■ **Given instruction**:
Reproduce each line of the listing exactly.

───── Information supplied

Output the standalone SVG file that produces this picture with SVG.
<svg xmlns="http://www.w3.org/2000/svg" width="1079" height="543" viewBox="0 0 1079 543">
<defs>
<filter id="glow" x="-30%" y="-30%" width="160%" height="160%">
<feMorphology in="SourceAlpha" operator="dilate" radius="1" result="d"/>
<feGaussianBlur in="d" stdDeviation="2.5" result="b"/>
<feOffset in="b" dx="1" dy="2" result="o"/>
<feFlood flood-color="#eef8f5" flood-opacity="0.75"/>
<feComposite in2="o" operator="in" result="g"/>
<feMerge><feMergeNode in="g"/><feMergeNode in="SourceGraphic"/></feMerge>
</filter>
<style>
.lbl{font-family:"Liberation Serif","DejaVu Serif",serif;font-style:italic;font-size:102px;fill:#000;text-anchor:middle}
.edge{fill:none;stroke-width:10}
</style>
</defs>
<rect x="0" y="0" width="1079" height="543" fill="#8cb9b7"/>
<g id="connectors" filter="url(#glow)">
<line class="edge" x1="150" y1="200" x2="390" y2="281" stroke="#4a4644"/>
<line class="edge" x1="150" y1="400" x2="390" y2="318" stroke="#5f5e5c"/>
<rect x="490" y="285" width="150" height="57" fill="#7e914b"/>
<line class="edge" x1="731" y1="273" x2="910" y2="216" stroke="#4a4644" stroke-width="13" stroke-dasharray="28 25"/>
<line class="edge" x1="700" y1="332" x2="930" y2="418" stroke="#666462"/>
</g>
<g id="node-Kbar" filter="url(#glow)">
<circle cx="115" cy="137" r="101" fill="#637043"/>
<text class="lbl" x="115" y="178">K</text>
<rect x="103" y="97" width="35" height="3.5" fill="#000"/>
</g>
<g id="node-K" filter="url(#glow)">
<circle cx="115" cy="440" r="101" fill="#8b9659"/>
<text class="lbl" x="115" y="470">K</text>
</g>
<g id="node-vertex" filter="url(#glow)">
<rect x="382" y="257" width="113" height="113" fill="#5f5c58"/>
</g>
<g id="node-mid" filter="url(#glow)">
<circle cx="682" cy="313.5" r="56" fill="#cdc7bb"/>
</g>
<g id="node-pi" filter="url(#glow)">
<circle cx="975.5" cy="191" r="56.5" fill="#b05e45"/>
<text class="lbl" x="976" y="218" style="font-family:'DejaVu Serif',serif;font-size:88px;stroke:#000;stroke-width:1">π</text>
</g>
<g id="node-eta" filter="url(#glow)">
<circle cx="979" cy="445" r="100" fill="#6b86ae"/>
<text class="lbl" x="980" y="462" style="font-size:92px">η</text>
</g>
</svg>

──────────

■ **Correct output**:
Output the standalone SVG file that produces this picture with SVG.
<svg xmlns="http://www.w3.org/2000/svg" width="1079" height="543" viewBox="0 0 1079 543">
<defs>
<filter id="glow" x="-30%" y="-30%" width="160%" height="160%">
<feMorphology in="SourceAlpha" operator="dilate" radius="1" result="d"/>
<feGaussianBlur in="d" stdDeviation="2.5" result="b"/>
<feOffset in="b" dx="1" dy="2" result="o"/>
<feFlood flood-color="#eef8f5" flood-opacity="0.75"/>
<feComposite in2="o" operator="in" result="g"/>
<feMerge><feMergeNode in="g"/><feMergeNode in="SourceGraphic"/></feMerge>
</filter>
<style>
.lbl{font-family:"Liberation Serif","DejaVu Serif",serif;font-style:italic;font-size:102px;fill:#000;text-anchor:middle}
.edge{fill:none;stroke-width:10}
</style>
</defs>
<rect x="0" y="0" width="1079" height="543" fill="#8cb9b7"/>
<g id="connectors" filter="url(#glow)">
<line class="edge" x1="150" y1="200" x2="390" y2="281" stroke="#4a4644"/>
<line class="edge" x1="150" y1="400" x2="390" y2="318" stroke="#5f5e5c"/>
<rect x="490" y="285" width="150" height="57" fill="#7e914b"/>
<line class="edge" x1="731" y1="273" x2="910" y2="216" stroke="#4a4644" stroke-width="13" stroke-dasharray="28 25"/>
<line class="edge" x1="700" y1="332" x2="930" y2="418" stroke="#666462"/>
</g>
<g id="node-Kbar" filter="url(#glow)">
<circle cx="115" cy="137" r="101" fill="#637043"/>
<text class="lbl" x="115" y="178">K</text>
<rect x="103" y="97" width="35" height="3.5" fill="#000"/>
</g>
<g id="node-K" filter="url(#glow)">
<circle cx="115" cy="440" r="101" fill="#8b9659"/>
<text class="lbl" x="115" y="470">K</text>
</g>
<g id="node-vertex" filter="url(#glow)">
<rect x="382" y="257" width="113" height="113" fill="#5f5c58"/>
</g>
<g id="node-mid" filter="url(#glow)">
<circle cx="682" cy="313.5" r="56" fill="#cdc7bb"/>
</g>
<g id="node-pi" filter="url(#glow)">
<circle cx="975.5" cy="191" r="56.5" fill="#b05e45"/>
<text class="lbl" x="976" y="218" style="font-family:'DejaVu Serif',serif;font-size:88px;stroke:#000;stroke-width:1">π</text>
</g>
<g id="node-eta" filter="url(#glow)">
<circle cx="979" cy="445" r="100" fill="#6b86ae"/>
<text class="lbl" x="980" y="462" style="font-size:92px">η</text>
</g>
</svg>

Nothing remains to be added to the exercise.